Looking back on high school and middle school, I noticed that I've changed how much work I think I have to do through the years.

In elementary school, we all thought that two worksheets for homework was a lot to handle. Maybe even too much. We dreaded the thought of having work in more than two subjects at one time, and couldn't even mention the possibility of having an entire packet due the next day.

In middle school, it became normal to have homework in most or all of our subjects, and we started to miss the days of single worksheets. Essays were more common, and so were exams. We now had to spend a whole two or three hours on our work instead of the twenty to thirty minutes we were used to.

In high school, immediately we missed middle school. Now we always had homework in every class, often multiple pieces in a single class. There were two, three, and four page essays up the wazoo and we were spending what felt like endless hours on homework, though in reality was usually no more than five.

In college, there are stages to the workload:

Stage 1: There's more work than high school and you're spending long hours into the night in the library finishing essays and projects. Having two essays at once blows your mind because professors expect such a high standard to be met, something that high school didn't quite prepare you for.

Stage 2: You practically live in the library and academic buildings. Little to no social life exists because of how many projects, essays, and readings are constantly due.
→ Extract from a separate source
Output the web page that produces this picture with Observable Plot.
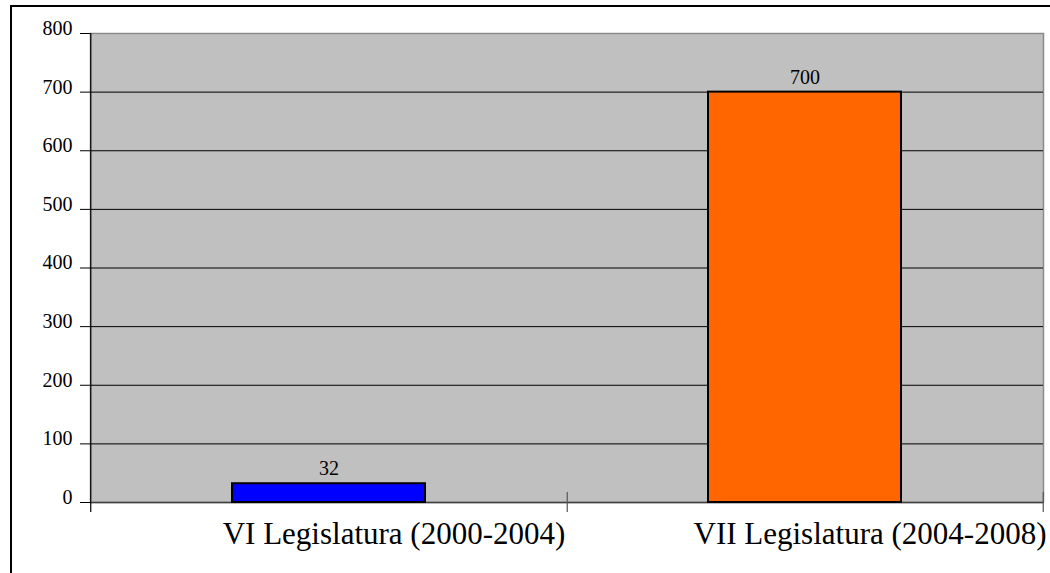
<!DOCTYPE html>
<html>
<head>
<meta charset="utf-8">
<script src="https://cdn.jsdelivr.net/npm/d3@7"></script>
<script src="https://cdn.jsdelivr.net/npm/@observablehq/plot@0.6"></script>
<style>
  html, body { margin: 0; padding: 0; background: #fff; overflow: hidden; }
  #wrap { position: relative; width: 1050px; height: 573px; overflow: hidden; }
  #border { position: absolute; left: 10px; top: 5px; width: 1100px; height: 620px; border: 2.5px solid #000; box-sizing: border-box; pointer-events: none; }
  #chart { position: absolute; left: 0; top: 0; }
</style>
</head>
<body>
<div id="wrap"><div id="chart"></div><div id="border"></div></div>
<script>
const categories = ["VI Legislatura (2000-2004)", "VII Legislatura (2004-2008)"];
const values = [32, 700];
const barColors = ["#0000FF", "#FF6600"];
const yTicks = [0, 100, 200, 300, 400, 500, 600, 700, 800];
const gridTicks = [100, 200, 300, 400, 500, 600, 700];

const data = categories.map((c, i) => ({category: c, value: values[i], color: barColors[i]}));
const font = "'Liberation Serif', 'Times New Roman', serif";
const halfStep = 238.25;

const chart = Plot.plot({
  width: 1050,
  height: 573,
  marginLeft: 90,
  marginRight: 7,
  marginTop: 33,
  marginBottom: 71,
  style: {fontFamily: font, background: "transparent", overflow: "visible"},
  x: {domain: categories, type: "band", paddingInner: 0.595, paddingOuter: 0.2975, axis: null},
  y: {domain: [0, 800], axis: null},
  color: {type: "identity"},
  marks: [
    Plot.frame({fill: "#C0C0C0", stroke: "#8a8a8a", strokeWidth: 1.5}),
    Plot.ruleY(gridTicks, {stroke: "#000", strokeWidth: 1}),
    Plot.ruleY([0], {stroke: "#404040", strokeWidth: 1.5}),
    Plot.barY(data, {x: "category", y: "value", fill: "color", stroke: "#000", strokeWidth: 2}),
    Plot.text(data, {x: "category", y: "value", text: d => String(d.value), dy: -15, fontSize: 20, fill: "#000"}),
    // left axis line (category boundary)
    Plot.ruleX([categories[0]], {dx: -halfStep, stroke: "#000", strokeWidth: 1.2, insetBottom: -10}),
    // boundary tick marks crossing the x axis
    Plot.ruleX(categories, {dx: halfStep, y1: 0, y2: 0, insetTop: -10, insetBottom: -10, stroke: "#555", strokeWidth: 1.2}),
    // y ticks
    Plot.axisY(yTicks, {tickSize: 10, fill: "none", stroke: "#000", label: null}),
    // y labels
    Plot.axisY(yTicks, {tickSize: 0, tickPadding: 18, dy: -5, fontSize: 20, fill: "#000", label: null}),
    // x labels
    Plot.text(categories, {x: d => d, frameAnchor: "bottom", dy: 41, dx: 65, fontSize: 31, fill: "#000"})
  ]
});
document.getElementById("chart").appendChild(chart);
</script>
</body>
</html>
Stage 3: You miss the days of five to seven page essays; now you have ten to twelve page research papers with nineteen sources. That are written in a foreign language. Theses are slowly killing you, but you push through because:

Stage 4: You've just handed in your senior thesis, and now you're done. You haven't had this much time since freshman year, or maybe even high school. You can't quite figure out what to do with yourself. Then you remember, you haven't applied to grad school yet.

Personally, I'm in Stage 1. Stages 3 and 4 seem to both hit during senior year, while Stages 1, 2, and 3 all play some part in sophomore and junior year. So, to all my upperclassmen friends, please don't let your workload kill you. And to all my friends in the grades below me, enjoy this time while you can. You'll wish for it back eventually. Finally, to anyone I know who has since graduated from college, any unconventional or amusing advice for surviving those times when it goes from nothing to kill-me-now in a day?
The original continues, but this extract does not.